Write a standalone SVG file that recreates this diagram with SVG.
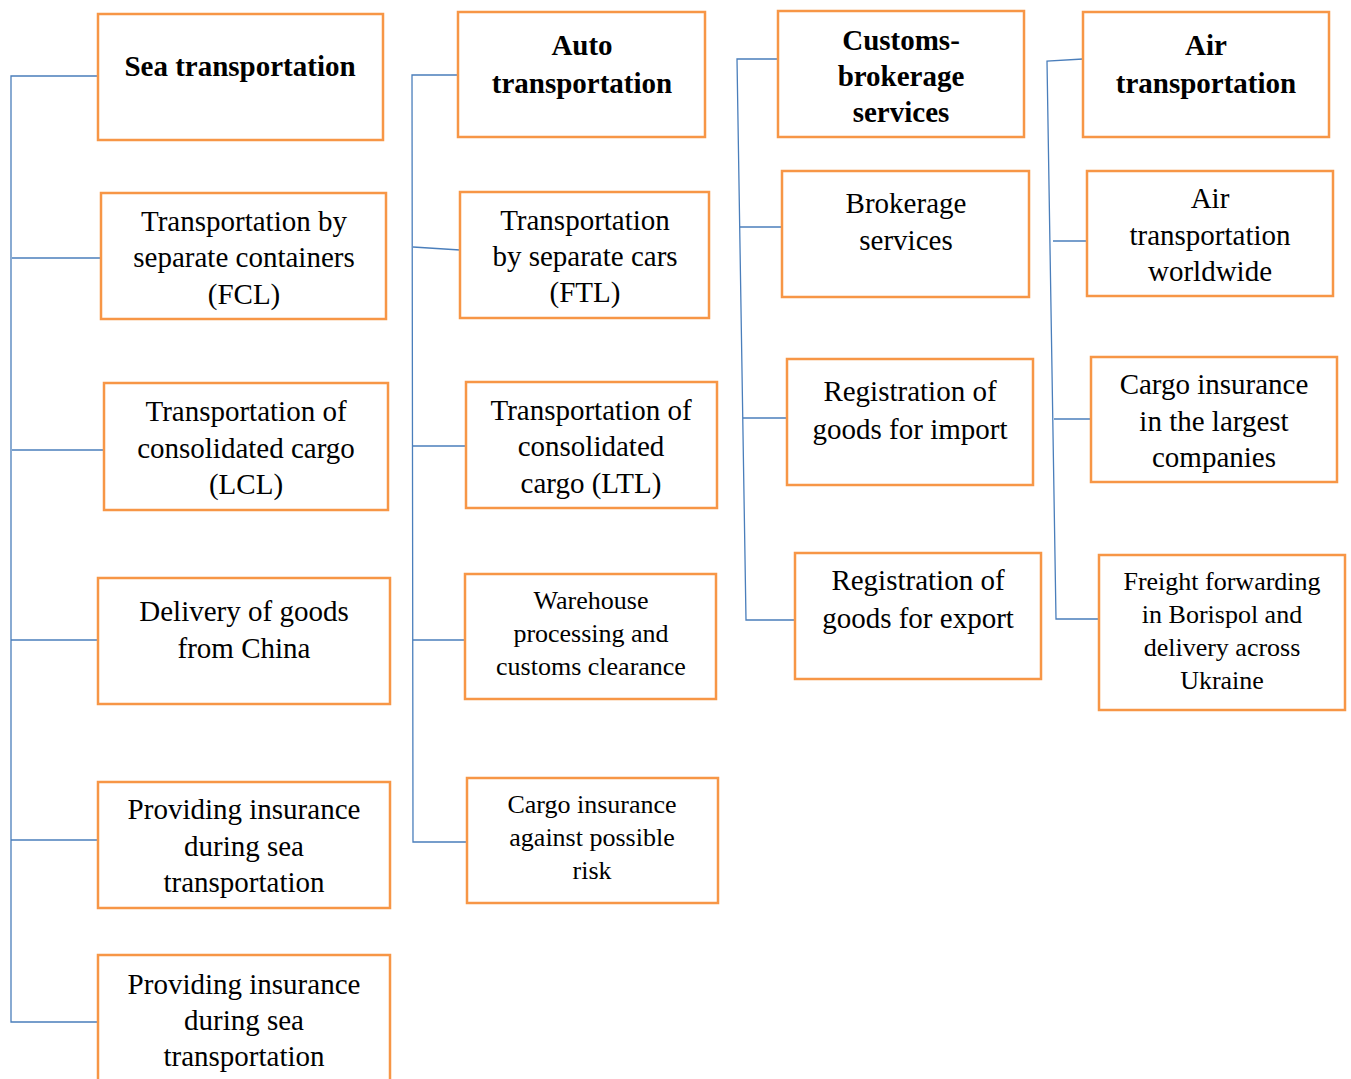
<svg xmlns="http://www.w3.org/2000/svg" width="1351" height="1079" viewBox="0 0 1351 1079">
<style>
  .box { fill: #fff; stroke: #F79646; stroke-width: 2.5; }
  .t { font-family: "Liberation Serif", "Times New Roman", serif; font-size: 29px; fill: #000; text-anchor: middle; }
  .s { font-size: 26px; }
  .b { font-weight: bold; }
  .ln { stroke: #4A7EBB; stroke-width: 1.3; fill: none; }
</style>
<rect width="1351" height="1079" fill="#fff"/>

<g id="connectors">
  <!-- sea column -->
  <polyline class="ln" points="100,76 11,76 11,1022 98,1022"/>
  <line class="ln" x1="12" y1="258" x2="101" y2="258"/>
  <line class="ln" x1="12" y1="450" x2="104" y2="450"/>
  <line class="ln" x1="11" y1="640" x2="98" y2="640"/>
  <line class="ln" x1="11" y1="840" x2="98" y2="840"/>
  <!-- auto column -->
  <polyline class="ln" points="460,75 412,75 413,842 467,842"/>
  <line class="ln" x1="413" y1="247" x2="460" y2="250"/>
  <line class="ln" x1="413" y1="446" x2="466" y2="446"/>
  <line class="ln" x1="413" y1="640" x2="465" y2="640"/>
  <!-- customs column -->
  <polyline class="ln" points="782,59 737,59 746,620 795,620"/>
  <line class="ln" x1="740" y1="227" x2="782" y2="227"/>
  <line class="ln" x1="743" y1="418" x2="787" y2="418"/>
  <!-- air column -->
  <polyline class="ln" points="1083,59 1047,61 1056,619 1099,619"/>
  <line class="ln" x1="1053" y1="241" x2="1087" y2="241"/>
  <line class="ln" x1="1054" y1="419" x2="1091" y2="419"/>
</g>

<!-- sea transportation column -->
<g id="sea">
  <rect class="box" x="98" y="14" width="285" height="126"/>
  <text class="t b" x="240" y="76">Sea transportation</text>
</g>
<g id="sea-fcl">
  <rect class="box" x="101" y="193" width="285" height="126"/>
  <text class="t" x="244" y="231">Transportation by</text>
  <text class="t" x="244" y="267">separate containers</text>
  <text class="t" x="244" y="304">(FCL)</text>
</g>
<g id="sea-lcl">
  <rect class="box" x="104" y="383" width="284" height="127"/>
  <text class="t" x="246" y="421">Transportation of</text>
  <text class="t" x="246" y="458">consolidated cargo</text>
  <text class="t" x="246" y="494">(LCL)</text>
</g>
<g id="sea-china">
  <rect class="box" x="98" y="578" width="292" height="126"/>
  <text class="t" x="244" y="621">Delivery of goods</text>
  <text class="t" x="244" y="658">from China</text>
</g>
<g id="sea-insurance-1">
  <rect class="box" x="98" y="782" width="292" height="126"/>
  <text class="t" x="244" y="819">Providing insurance</text>
  <text class="t" x="244" y="856">during sea</text>
  <text class="t" x="244" y="892">transportation</text>
</g>
<g id="sea-insurance-2">
  <rect class="box" x="98" y="955" width="292" height="132"/>
  <text class="t" x="244" y="994">Providing insurance</text>
  <text class="t" x="244" y="1030">during sea</text>
  <text class="t" x="244" y="1066">transportation</text>
</g>

<!-- auto transportation column -->
<g id="auto">
  <rect class="box" x="458" y="12" width="247" height="125"/>
  <text class="t b" x="582" y="55">Auto</text>
  <text class="t b" x="582" y="93">transportation</text>
</g>
<g id="auto-ftl">
  <rect class="box" x="460" y="192" width="249" height="126"/>
  <text class="t" x="585" y="230">Transportation</text>
  <text class="t" x="585" y="266">by separate cars</text>
  <text class="t" x="585" y="302">(FTL)</text>
</g>
<g id="auto-ltl">
  <rect class="box" x="466" y="382" width="251" height="126"/>
  <text class="t" x="591" y="420">Transportation of</text>
  <text class="t" x="591" y="456">consolidated</text>
  <text class="t" x="591" y="493">cargo (LTL)</text>
</g>
<g id="auto-warehouse">
  <rect class="box" x="465" y="574" width="251" height="125"/>
  <text class="t s" x="591" y="609">Warehouse</text>
  <text class="t s" x="591" y="642">processing and</text>
  <text class="t s" x="591" y="675">customs clearance</text>
</g>
<g id="auto-insurance">
  <rect class="box" x="467" y="778" width="251" height="125"/>
  <text class="t s" x="592" y="813">Cargo insurance</text>
  <text class="t s" x="592" y="846">against possible</text>
  <text class="t s" x="592" y="879">risk</text>
</g>

<!-- customs-brokerage column -->
<g id="customs">
  <rect class="box" x="778" y="11" width="246" height="126"/>
  <text class="t b" x="901" y="50">Customs-</text>
  <text class="t b" x="901" y="86">brokerage</text>
  <text class="t b" x="901" y="122">services</text>
</g>
<g id="customs-brokerage">
  <rect class="box" x="782" y="171" width="247" height="126"/>
  <text class="t" x="906" y="213">Brokerage</text>
  <text class="t" x="906" y="250">services</text>
</g>
<g id="customs-import">
  <rect class="box" x="787" y="359" width="246" height="126"/>
  <text class="t" x="910" y="401">Registration of</text>
  <text class="t" x="910" y="439">goods for import</text>
</g>
<g id="customs-export">
  <rect class="box" x="795" y="553" width="246" height="126"/>
  <text class="t" x="918" y="590">Registration of</text>
  <text class="t" x="918" y="628">goods for export</text>
</g>

<!-- air transportation column -->
<g id="air">
  <rect class="box" x="1083" y="12" width="246" height="125"/>
  <text class="t b" x="1206" y="55">Air</text>
  <text class="t b" x="1206" y="93">transportation</text>
</g>
<g id="air-worldwide">
  <rect class="box" x="1087" y="171" width="246" height="125"/>
  <text class="t" x="1210" y="208">Air</text>
  <text class="t" x="1210" y="245">transportation</text>
  <text class="t" x="1210" y="281">worldwide</text>
</g>
<g id="air-insurance">
  <rect class="box" x="1091" y="357" width="246" height="125"/>
  <text class="t" x="1214" y="394">Cargo insurance</text>
  <text class="t" x="1214" y="431">in the largest</text>
  <text class="t" x="1214" y="467">companies</text>
</g>
<g id="air-borispol">
  <rect class="box" x="1099" y="555" width="246" height="155"/>
  <text class="t s" x="1222" y="590">Freight forwarding</text>
  <text class="t s" x="1222" y="623">in Borispol and</text>
  <text class="t s" x="1222" y="656">delivery across</text>
  <text class="t s" x="1222" y="689">Ukraine</text>
</g>
</svg>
══════
**Directive**
Transcribe each line above verbatim, with the pictures left out.

**Solution to this task**
Write a standalone SVG file that recreates this diagram with SVG.
<svg xmlns="http://www.w3.org/2000/svg" width="1351" height="1079" viewBox="0 0 1351 1079">
<style>
  .box { fill: #fff; stroke: #F79646; stroke-width: 2.5; }
  .t { font-family: "Liberation Serif", "Times New Roman", serif; font-size: 29px; fill: #000; text-anchor: middle; }
  .s { font-size: 26px; }
  .b { font-weight: bold; }
  .ln { stroke: #4A7EBB; stroke-width: 1.3; fill: none; }
</style>
<rect width="1351" height="1079" fill="#fff"/>

<g id="connectors">
  <!-- sea column -->
  <polyline class="ln" points="100,76 11,76 11,1022 98,1022"/>
  <line class="ln" x1="12" y1="258" x2="101" y2="258"/>
  <line class="ln" x1="12" y1="450" x2="104" y2="450"/>
  <line class="ln" x1="11" y1="640" x2="98" y2="640"/>
  <line class="ln" x1="11" y1="840" x2="98" y2="840"/>
  <!-- auto column -->
  <polyline class="ln" points="460,75 412,75 413,842 467,842"/>
  <line class="ln" x1="413" y1="247" x2="460" y2="250"/>
  <line class="ln" x1="413" y1="446" x2="466" y2="446"/>
  <line class="ln" x1="413" y1="640" x2="465" y2="640"/>
  <!-- customs column -->
  <polyline class="ln" points="782,59 737,59 746,620 795,620"/>
  <line class="ln" x1="740" y1="227" x2="782" y2="227"/>
  <line class="ln" x1="743" y1="418" x2="787" y2="418"/>
  <!-- air column -->
  <polyline class="ln" points="1083,59 1047,61 1056,619 1099,619"/>
  <line class="ln" x1="1053" y1="241" x2="1087" y2="241"/>
  <line class="ln" x1="1054" y1="419" x2="1091" y2="419"/>
</g>

<!-- sea transportation column -->
<g id="sea">
  <rect class="box" x="98" y="14" width="285" height="126"/>
  <text class="t b" x="240" y="76">Sea transportation</text>
</g>
<g id="sea-fcl">
  <rect class="box" x="101" y="193" width="285" height="126"/>
  <text class="t" x="244" y="231">Transportation by</text>
  <text class="t" x="244" y="267">separate containers</text>
  <text class="t" x="244" y="304">(FCL)</text>
</g>
<g id="sea-lcl">
  <rect class="box" x="104" y="383" width="284" height="127"/>
  <text class="t" x="246" y="421">Transportation of</text>
  <text class="t" x="246" y="458">consolidated cargo</text>
  <text class="t" x="246" y="494">(LCL)</text>
</g>
<g id="sea-china">
  <rect class="box" x="98" y="578" width="292" height="126"/>
  <text class="t" x="244" y="621">Delivery of goods</text>
  <text class="t" x="244" y="658">from China</text>
</g>
<g id="sea-insurance-1">
  <rect class="box" x="98" y="782" width="292" height="126"/>
  <text class="t" x="244" y="819">Providing insurance</text>
  <text class="t" x="244" y="856">during sea</text>
  <text class="t" x="244" y="892">transportation</text>
</g>
<g id="sea-insurance-2">
  <rect class="box" x="98" y="955" width="292" height="132"/>
  <text class="t" x="244" y="994">Providing insurance</text>
  <text class="t" x="244" y="1030">during sea</text>
  <text class="t" x="244" y="1066">transportation</text>
</g>

<!-- auto transportation column -->
<g id="auto">
  <rect class="box" x="458" y="12" width="247" height="125"/>
  <text class="t b" x="582" y="55">Auto</text>
  <text class="t b" x="582" y="93">transportation</text>
</g>
<g id="auto-ftl">
  <rect class="box" x="460" y="192" width="249" height="126"/>
  <text class="t" x="585" y="230">Transportation</text>
  <text class="t" x="585" y="266">by separate cars</text>
  <text class="t" x="585" y="302">(FTL)</text>
</g>
<g id="auto-ltl">
  <rect class="box" x="466" y="382" width="251" height="126"/>
  <text class="t" x="591" y="420">Transportation of</text>
  <text class="t" x="591" y="456">consolidated</text>
  <text class="t" x="591" y="493">cargo (LTL)</text>
</g>
<g id="auto-warehouse">
  <rect class="box" x="465" y="574" width="251" height="125"/>
  <text class="t s" x="591" y="609">Warehouse</text>
  <text class="t s" x="591" y="642">processing and</text>
  <text class="t s" x="591" y="675">customs clearance</text>
</g>
<g id="auto-insurance">
  <rect class="box" x="467" y="778" width="251" height="125"/>
  <text class="t s" x="592" y="813">Cargo insurance</text>
  <text class="t s" x="592" y="846">against possible</text>
  <text class="t s" x="592" y="879">risk</text>
</g>

<!-- customs-brokerage column -->
<g id="customs">
  <rect class="box" x="778" y="11" width="246" height="126"/>
  <text class="t b" x="901" y="50">Customs-</text>
  <text class="t b" x="901" y="86">brokerage</text>
  <text class="t b" x="901" y="122">services</text>
</g>
<g id="customs-brokerage">
  <rect class="box" x="782" y="171" width="247" height="126"/>
  <text class="t" x="906" y="213">Brokerage</text>
  <text class="t" x="906" y="250">services</text>
</g>
<g id="customs-import">
  <rect class="box" x="787" y="359" width="246" height="126"/>
  <text class="t" x="910" y="401">Registration of</text>
  <text class="t" x="910" y="439">goods for import</text>
</g>
<g id="customs-export">
  <rect class="box" x="795" y="553" width="246" height="126"/>
  <text class="t" x="918" y="590">Registration of</text>
  <text class="t" x="918" y="628">goods for export</text>
</g>

<!-- air transportation column -->
<g id="air">
  <rect class="box" x="1083" y="12" width="246" height="125"/>
  <text class="t b" x="1206" y="55">Air</text>
  <text class="t b" x="1206" y="93">transportation</text>
</g>
<g id="air-worldwide">
  <rect class="box" x="1087" y="171" width="246" height="125"/>
  <text class="t" x="1210" y="208">Air</text>
  <text class="t" x="1210" y="245">transportation</text>
  <text class="t" x="1210" y="281">worldwide</text>
</g>
<g id="air-insurance">
  <rect class="box" x="1091" y="357" width="246" height="125"/>
  <text class="t" x="1214" y="394">Cargo insurance</text>
  <text class="t" x="1214" y="431">in the largest</text>
  <text class="t" x="1214" y="467">companies</text>
</g>
<g id="air-borispol">
  <rect class="box" x="1099" y="555" width="246" height="155"/>
  <text class="t s" x="1222" y="590">Freight forwarding</text>
  <text class="t s" x="1222" y="623">in Borispol and</text>
  <text class="t s" x="1222" y="656">delivery across</text>
  <text class="t s" x="1222" y="689">Ukraine</text>
</g>
</svg>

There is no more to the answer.